**What to do**
Make an exact transcription of the material, leaving out all images.

══ Data shown

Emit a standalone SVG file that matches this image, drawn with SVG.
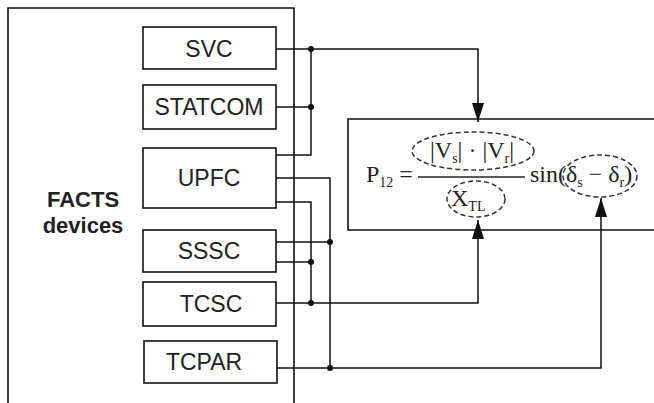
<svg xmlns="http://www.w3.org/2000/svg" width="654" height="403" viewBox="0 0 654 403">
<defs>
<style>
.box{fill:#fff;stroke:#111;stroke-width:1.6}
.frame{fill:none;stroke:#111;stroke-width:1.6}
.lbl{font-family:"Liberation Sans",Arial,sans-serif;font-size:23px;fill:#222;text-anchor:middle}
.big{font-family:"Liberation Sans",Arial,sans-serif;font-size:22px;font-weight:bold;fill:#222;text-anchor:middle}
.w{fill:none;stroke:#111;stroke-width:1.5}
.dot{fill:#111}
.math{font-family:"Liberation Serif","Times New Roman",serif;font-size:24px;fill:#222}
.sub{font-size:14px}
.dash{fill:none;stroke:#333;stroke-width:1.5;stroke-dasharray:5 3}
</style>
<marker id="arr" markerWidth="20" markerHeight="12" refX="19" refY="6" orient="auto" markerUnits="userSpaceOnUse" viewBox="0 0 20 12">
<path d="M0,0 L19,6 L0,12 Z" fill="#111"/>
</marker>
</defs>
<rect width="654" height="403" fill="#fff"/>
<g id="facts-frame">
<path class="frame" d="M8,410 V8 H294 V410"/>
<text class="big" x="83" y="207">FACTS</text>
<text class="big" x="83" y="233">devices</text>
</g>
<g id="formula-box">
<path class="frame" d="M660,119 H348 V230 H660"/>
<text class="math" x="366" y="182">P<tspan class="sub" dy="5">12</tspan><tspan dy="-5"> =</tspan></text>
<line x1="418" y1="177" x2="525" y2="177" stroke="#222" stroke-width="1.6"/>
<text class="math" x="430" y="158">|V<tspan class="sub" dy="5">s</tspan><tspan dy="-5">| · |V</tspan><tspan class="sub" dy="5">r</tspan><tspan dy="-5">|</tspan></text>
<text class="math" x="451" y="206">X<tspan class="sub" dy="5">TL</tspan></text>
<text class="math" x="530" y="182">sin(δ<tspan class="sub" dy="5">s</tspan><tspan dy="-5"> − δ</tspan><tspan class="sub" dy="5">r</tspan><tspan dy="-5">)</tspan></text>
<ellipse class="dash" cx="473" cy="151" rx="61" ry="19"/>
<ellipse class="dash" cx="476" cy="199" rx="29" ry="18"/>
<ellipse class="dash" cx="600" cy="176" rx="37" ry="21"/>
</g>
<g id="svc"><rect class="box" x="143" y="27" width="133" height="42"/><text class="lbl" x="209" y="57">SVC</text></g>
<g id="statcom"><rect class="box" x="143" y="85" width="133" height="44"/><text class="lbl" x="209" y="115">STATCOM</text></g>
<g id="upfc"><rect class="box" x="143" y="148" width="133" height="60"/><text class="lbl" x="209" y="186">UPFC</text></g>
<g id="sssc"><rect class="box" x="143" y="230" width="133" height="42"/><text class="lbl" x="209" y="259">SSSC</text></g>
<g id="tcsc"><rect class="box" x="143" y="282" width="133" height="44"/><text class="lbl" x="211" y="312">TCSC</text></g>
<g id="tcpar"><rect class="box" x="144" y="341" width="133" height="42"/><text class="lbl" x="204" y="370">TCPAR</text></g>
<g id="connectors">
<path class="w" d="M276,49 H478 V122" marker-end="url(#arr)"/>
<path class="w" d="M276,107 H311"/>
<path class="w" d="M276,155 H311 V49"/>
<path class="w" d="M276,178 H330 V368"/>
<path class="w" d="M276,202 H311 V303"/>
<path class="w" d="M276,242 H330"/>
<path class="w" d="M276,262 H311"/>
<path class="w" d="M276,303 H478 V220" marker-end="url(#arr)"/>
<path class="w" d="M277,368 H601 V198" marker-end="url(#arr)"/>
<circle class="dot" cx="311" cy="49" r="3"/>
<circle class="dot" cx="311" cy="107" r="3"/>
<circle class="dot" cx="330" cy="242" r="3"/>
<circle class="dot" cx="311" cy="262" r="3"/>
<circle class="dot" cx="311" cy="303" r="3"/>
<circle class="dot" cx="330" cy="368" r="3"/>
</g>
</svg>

════

**The answer**
Emit a standalone SVG file that matches this image, drawn with SVG.
<svg xmlns="http://www.w3.org/2000/svg" width="654" height="403" viewBox="0 0 654 403">
<defs>
<style>
.box{fill:#fff;stroke:#111;stroke-width:1.6}
.frame{fill:none;stroke:#111;stroke-width:1.6}
.lbl{font-family:"Liberation Sans",Arial,sans-serif;font-size:23px;fill:#222;text-anchor:middle}
.big{font-family:"Liberation Sans",Arial,sans-serif;font-size:22px;font-weight:bold;fill:#222;text-anchor:middle}
.w{fill:none;stroke:#111;stroke-width:1.5}
.dot{fill:#111}
.math{font-family:"Liberation Serif","Times New Roman",serif;font-size:24px;fill:#222}
.sub{font-size:14px}
.dash{fill:none;stroke:#333;stroke-width:1.5;stroke-dasharray:5 3}
</style>
<marker id="arr" markerWidth="20" markerHeight="12" refX="19" refY="6" orient="auto" markerUnits="userSpaceOnUse" viewBox="0 0 20 12">
<path d="M0,0 L19,6 L0,12 Z" fill="#111"/>
</marker>
</defs>
<rect width="654" height="403" fill="#fff"/>
<g id="facts-frame">
<path class="frame" d="M8,410 V8 H294 V410"/>
<text class="big" x="83" y="207">FACTS</text>
<text class="big" x="83" y="233">devices</text>
</g>
<g id="formula-box">
<path class="frame" d="M660,119 H348 V230 H660"/>
<text class="math" x="366" y="182">P<tspan class="sub" dy="5">12</tspan><tspan dy="-5"> =</tspan></text>
<line x1="418" y1="177" x2="525" y2="177" stroke="#222" stroke-width="1.6"/>
<text class="math" x="430" y="158">|V<tspan class="sub" dy="5">s</tspan><tspan dy="-5">| · |V</tspan><tspan class="sub" dy="5">r</tspan><tspan dy="-5">|</tspan></text>
<text class="math" x="451" y="206">X<tspan class="sub" dy="5">TL</tspan></text>
<text class="math" x="530" y="182">sin(δ<tspan class="sub" dy="5">s</tspan><tspan dy="-5"> − δ</tspan><tspan class="sub" dy="5">r</tspan><tspan dy="-5">)</tspan></text>
<ellipse class="dash" cx="473" cy="151" rx="61" ry="19"/>
<ellipse class="dash" cx="476" cy="199" rx="29" ry="18"/>
<ellipse class="dash" cx="600" cy="176" rx="37" ry="21"/>
</g>
<g id="svc"><rect class="box" x="143" y="27" width="133" height="42"/><text class="lbl" x="209" y="57">SVC</text></g>
<g id="statcom"><rect class="box" x="143" y="85" width="133" height="44"/><text class="lbl" x="209" y="115">STATCOM</text></g>
<g id="upfc"><rect class="box" x="143" y="148" width="133" height="60"/><text class="lbl" x="209" y="186">UPFC</text></g>
<g id="sssc"><rect class="box" x="143" y="230" width="133" height="42"/><text class="lbl" x="209" y="259">SSSC</text></g>
<g id="tcsc"><rect class="box" x="143" y="282" width="133" height="44"/><text class="lbl" x="211" y="312">TCSC</text></g>
<g id="tcpar"><rect class="box" x="144" y="341" width="133" height="42"/><text class="lbl" x="204" y="370">TCPAR</text></g>
<g id="connectors">
<path class="w" d="M276,49 H478 V122" marker-end="url(#arr)"/>
<path class="w" d="M276,107 H311"/>
<path class="w" d="M276,155 H311 V49"/>
<path class="w" d="M276,178 H330 V368"/>
<path class="w" d="M276,202 H311 V303"/>
<path class="w" d="M276,242 H330"/>
<path class="w" d="M276,262 H311"/>
<path class="w" d="M276,303 H478 V220" marker-end="url(#arr)"/>
<path class="w" d="M277,368 H601 V198" marker-end="url(#arr)"/>
<circle class="dot" cx="311" cy="49" r="3"/>
<circle class="dot" cx="311" cy="107" r="3"/>
<circle class="dot" cx="330" cy="242" r="3"/>
<circle class="dot" cx="311" cy="262" r="3"/>
<circle class="dot" cx="311" cy="303" r="3"/>
<circle class="dot" cx="330" cy="368" r="3"/>
</g>
</svg>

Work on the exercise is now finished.